● Requirement:
Copy out precisely the lines beginning at the line that contains "Convert this chart to D3.js code." and ending at the line that contains "0.81, 1.48, 2.56];", including both.

● Entries:
^^^^^^^^^^^^^^^^
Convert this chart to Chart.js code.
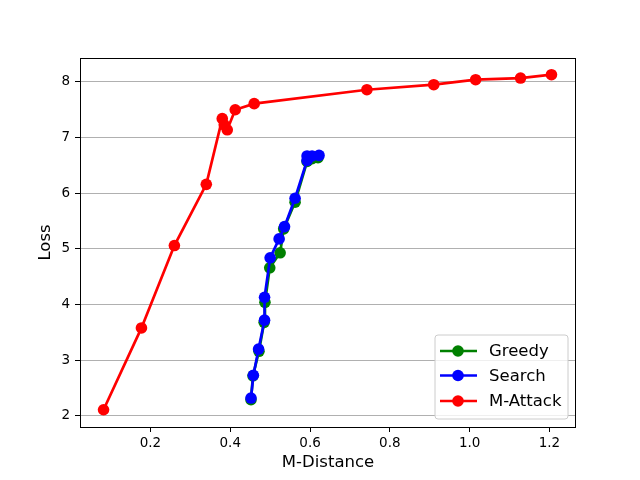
^^^^^^^^^^^^^^^^
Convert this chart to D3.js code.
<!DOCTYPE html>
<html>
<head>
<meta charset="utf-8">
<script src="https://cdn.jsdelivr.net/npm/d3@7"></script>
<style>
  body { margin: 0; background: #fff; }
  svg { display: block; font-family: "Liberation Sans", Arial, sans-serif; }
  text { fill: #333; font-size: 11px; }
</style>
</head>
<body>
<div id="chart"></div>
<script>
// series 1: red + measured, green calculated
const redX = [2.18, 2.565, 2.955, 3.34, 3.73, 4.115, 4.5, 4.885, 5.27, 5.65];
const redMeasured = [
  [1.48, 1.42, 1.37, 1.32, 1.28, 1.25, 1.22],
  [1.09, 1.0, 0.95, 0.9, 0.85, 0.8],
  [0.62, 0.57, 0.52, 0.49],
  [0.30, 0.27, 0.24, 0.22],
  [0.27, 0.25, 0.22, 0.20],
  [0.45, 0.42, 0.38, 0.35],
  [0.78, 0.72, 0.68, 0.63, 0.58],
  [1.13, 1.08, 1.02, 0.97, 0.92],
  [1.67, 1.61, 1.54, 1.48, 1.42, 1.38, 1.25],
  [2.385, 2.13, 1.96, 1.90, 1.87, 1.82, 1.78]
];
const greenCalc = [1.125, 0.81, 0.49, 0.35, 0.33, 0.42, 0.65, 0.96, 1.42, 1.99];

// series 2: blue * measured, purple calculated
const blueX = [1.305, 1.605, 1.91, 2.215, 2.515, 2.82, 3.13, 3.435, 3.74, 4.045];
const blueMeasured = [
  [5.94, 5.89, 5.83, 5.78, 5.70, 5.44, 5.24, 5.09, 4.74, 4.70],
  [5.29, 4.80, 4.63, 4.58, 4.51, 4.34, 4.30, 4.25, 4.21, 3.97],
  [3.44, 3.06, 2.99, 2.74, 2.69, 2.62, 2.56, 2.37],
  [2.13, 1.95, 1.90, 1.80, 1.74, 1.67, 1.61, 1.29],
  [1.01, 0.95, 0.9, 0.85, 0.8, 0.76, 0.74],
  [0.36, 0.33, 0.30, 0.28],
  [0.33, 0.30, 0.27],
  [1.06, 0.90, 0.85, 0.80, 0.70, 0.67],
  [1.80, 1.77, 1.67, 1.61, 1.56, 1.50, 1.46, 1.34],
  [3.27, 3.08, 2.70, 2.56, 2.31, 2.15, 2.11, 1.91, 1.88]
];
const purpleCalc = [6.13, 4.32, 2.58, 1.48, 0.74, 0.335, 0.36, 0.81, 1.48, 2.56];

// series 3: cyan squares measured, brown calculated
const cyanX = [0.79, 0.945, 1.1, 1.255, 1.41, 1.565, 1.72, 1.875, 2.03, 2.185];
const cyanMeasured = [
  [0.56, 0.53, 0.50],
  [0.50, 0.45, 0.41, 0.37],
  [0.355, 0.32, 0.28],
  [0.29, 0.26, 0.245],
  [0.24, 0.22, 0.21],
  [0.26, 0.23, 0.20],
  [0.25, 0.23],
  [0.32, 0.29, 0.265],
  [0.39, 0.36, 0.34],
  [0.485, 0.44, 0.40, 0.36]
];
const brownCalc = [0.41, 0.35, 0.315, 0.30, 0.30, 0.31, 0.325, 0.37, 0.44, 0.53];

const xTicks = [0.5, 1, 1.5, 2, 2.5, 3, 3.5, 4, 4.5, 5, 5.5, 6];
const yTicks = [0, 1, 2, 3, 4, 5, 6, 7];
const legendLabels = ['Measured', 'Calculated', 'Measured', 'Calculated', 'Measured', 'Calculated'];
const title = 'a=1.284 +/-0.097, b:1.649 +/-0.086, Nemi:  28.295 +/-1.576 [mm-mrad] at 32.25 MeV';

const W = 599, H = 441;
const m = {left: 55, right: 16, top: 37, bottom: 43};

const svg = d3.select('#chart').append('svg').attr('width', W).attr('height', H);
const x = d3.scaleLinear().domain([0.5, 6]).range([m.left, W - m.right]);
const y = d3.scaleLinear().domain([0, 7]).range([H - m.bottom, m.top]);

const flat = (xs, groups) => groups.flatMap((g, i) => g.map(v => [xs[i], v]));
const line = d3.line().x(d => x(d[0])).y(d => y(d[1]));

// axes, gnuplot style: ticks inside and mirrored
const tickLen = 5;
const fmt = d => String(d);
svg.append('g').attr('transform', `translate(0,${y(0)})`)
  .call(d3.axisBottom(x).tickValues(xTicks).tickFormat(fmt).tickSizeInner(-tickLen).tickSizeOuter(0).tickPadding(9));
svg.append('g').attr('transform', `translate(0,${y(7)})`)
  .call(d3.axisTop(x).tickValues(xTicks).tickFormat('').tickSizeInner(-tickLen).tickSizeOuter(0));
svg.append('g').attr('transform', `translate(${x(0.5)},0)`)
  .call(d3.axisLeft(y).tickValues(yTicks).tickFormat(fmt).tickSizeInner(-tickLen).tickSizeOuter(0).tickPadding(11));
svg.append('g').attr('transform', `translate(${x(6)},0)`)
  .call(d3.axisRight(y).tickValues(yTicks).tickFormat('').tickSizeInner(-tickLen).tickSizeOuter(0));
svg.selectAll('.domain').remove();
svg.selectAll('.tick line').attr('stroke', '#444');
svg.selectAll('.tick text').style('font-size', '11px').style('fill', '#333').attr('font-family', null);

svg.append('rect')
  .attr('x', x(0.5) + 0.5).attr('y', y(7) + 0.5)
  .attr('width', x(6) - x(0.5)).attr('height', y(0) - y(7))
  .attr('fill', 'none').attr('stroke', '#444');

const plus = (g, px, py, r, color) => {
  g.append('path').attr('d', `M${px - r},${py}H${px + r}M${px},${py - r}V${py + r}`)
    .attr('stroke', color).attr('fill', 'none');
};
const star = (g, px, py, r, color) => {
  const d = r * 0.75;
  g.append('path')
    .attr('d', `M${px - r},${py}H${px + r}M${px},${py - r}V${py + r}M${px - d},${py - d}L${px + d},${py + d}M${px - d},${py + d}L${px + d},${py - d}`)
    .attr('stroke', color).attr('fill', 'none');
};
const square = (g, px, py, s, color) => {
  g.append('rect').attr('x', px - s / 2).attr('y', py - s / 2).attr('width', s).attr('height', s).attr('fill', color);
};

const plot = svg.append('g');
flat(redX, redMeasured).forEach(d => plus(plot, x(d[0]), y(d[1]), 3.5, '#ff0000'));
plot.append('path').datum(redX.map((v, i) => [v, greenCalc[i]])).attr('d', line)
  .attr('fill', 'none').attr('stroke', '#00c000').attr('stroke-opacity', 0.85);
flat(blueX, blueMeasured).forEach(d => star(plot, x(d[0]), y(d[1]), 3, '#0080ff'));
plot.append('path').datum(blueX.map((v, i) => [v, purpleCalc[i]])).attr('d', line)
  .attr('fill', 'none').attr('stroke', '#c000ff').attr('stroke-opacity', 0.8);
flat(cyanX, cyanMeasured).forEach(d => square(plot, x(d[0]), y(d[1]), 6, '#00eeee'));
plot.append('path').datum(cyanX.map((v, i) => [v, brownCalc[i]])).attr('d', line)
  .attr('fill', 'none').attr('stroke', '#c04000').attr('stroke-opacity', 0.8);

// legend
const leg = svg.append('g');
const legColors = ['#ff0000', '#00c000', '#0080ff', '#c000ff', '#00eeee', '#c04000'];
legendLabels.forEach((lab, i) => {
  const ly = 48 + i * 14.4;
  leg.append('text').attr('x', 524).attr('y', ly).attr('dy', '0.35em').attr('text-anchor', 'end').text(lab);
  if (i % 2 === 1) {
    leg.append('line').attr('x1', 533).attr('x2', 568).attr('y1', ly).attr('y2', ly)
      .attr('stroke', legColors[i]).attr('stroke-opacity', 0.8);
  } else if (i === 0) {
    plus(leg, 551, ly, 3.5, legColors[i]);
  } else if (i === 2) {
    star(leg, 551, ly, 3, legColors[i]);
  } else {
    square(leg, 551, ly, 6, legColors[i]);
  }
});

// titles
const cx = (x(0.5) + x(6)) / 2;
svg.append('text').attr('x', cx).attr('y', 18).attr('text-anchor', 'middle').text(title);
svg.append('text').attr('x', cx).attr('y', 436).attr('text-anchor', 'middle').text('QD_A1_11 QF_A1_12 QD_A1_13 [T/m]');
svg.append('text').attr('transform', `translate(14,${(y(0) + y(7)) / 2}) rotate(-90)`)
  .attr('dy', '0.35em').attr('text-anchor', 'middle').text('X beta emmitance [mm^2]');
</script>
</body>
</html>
^^^^^^^^^^^^^^^^
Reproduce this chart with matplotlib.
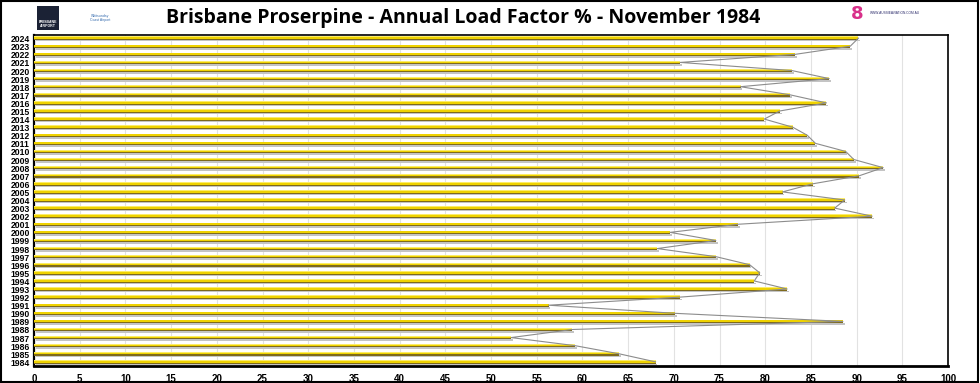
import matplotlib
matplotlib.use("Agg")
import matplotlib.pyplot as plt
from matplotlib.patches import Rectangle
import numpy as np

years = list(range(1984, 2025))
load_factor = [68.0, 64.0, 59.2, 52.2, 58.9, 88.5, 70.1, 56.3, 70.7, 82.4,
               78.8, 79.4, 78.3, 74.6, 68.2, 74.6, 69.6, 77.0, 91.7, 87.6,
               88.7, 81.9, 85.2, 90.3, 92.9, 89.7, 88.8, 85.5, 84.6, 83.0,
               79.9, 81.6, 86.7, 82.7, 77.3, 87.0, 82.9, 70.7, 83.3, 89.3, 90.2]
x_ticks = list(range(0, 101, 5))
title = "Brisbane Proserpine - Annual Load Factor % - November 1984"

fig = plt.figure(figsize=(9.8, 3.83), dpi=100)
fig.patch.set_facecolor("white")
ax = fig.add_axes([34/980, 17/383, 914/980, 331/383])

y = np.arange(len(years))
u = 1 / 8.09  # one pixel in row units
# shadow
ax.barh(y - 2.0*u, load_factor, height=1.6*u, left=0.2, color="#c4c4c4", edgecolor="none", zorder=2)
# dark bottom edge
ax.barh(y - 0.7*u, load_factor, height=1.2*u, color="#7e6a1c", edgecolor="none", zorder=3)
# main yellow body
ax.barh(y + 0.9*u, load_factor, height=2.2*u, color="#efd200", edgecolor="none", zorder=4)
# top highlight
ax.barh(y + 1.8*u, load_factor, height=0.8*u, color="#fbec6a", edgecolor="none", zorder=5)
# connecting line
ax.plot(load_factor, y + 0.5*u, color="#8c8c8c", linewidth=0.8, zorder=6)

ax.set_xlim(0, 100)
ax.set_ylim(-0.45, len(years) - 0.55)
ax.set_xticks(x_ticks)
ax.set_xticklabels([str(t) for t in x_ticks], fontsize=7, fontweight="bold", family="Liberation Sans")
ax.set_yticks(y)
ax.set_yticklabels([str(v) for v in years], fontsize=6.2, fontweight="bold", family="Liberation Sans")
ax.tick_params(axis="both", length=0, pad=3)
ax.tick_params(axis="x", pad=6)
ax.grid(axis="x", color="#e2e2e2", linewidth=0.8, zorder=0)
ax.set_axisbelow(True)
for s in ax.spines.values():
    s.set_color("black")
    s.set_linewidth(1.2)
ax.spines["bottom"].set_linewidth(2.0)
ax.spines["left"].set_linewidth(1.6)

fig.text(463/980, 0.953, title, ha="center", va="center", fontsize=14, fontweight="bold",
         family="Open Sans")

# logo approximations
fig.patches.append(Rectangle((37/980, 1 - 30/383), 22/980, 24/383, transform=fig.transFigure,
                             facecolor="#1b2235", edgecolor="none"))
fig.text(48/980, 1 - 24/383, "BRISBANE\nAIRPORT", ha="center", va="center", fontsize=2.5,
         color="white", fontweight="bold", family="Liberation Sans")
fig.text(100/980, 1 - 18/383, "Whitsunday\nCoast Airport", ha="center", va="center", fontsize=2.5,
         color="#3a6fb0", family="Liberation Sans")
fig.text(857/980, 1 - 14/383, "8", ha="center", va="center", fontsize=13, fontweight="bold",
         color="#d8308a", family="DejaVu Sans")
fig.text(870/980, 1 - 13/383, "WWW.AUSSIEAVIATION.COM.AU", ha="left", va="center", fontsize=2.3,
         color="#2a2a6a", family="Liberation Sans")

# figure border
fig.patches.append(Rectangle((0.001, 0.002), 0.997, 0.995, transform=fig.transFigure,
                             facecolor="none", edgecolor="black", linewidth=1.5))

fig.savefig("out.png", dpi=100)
^^^^^^^^^^^^^^^^
● Result for this exercise:
Convert this chart to D3.js code.
<!DOCTYPE html>
<html>
<head>
<meta charset="utf-8">
<script src="https://cdn.jsdelivr.net/npm/d3@7"></script>
<style>
  body { margin: 0; background: #fff; }
  svg { display: block; font-family: "Liberation Sans", Arial, sans-serif; }
  text { fill: #333; font-size: 11px; }
</style>
</head>
<body>
<div id="chart"></div>
<script>
// series 1: red + measured, green calculated
const redX = [2.18, 2.565, 2.955, 3.34, 3.73, 4.115, 4.5, 4.885, 5.27, 5.65];
const redMeasured = [
  [1.48, 1.42, 1.37, 1.32, 1.28, 1.25, 1.22],
  [1.09, 1.0, 0.95, 0.9, 0.85, 0.8],
  [0.62, 0.57, 0.52, 0.49],
  [0.30, 0.27, 0.24, 0.22],
  [0.27, 0.25, 0.22, 0.20],
  [0.45, 0.42, 0.38, 0.35],
  [0.78, 0.72, 0.68, 0.63, 0.58],
  [1.13, 1.08, 1.02, 0.97, 0.92],
  [1.67, 1.61, 1.54, 1.48, 1.42, 1.38, 1.25],
  [2.385, 2.13, 1.96, 1.90, 1.87, 1.82, 1.78]
];
const greenCalc = [1.125, 0.81, 0.49, 0.35, 0.33, 0.42, 0.65, 0.96, 1.42, 1.99];

// series 2: blue * measured, purple calculated
const blueX = [1.305, 1.605, 1.91, 2.215, 2.515, 2.82, 3.13, 3.435, 3.74, 4.045];
const blueMeasured = [
  [5.94, 5.89, 5.83, 5.78, 5.70, 5.44, 5.24, 5.09, 4.74, 4.70],
  [5.29, 4.80, 4.63, 4.58, 4.51, 4.34, 4.30, 4.25, 4.21, 3.97],
  [3.44, 3.06, 2.99, 2.74, 2.69, 2.62, 2.56, 2.37],
  [2.13, 1.95, 1.90, 1.80, 1.74, 1.67, 1.61, 1.29],
  [1.01, 0.95, 0.9, 0.85, 0.8, 0.76, 0.74],
  [0.36, 0.33, 0.30, 0.28],
  [0.33, 0.30, 0.27],
  [1.06, 0.90, 0.85, 0.80, 0.70, 0.67],
  [1.80, 1.77, 1.67, 1.61, 1.56, 1.50, 1.46, 1.34],
  [3.27, 3.08, 2.70, 2.56, 2.31, 2.15, 2.11, 1.91, 1.88]
];
const purpleCalc = [6.13, 4.32, 2.58, 1.48, 0.74, 0.335, 0.36, 0.81, 1.48, 2.56];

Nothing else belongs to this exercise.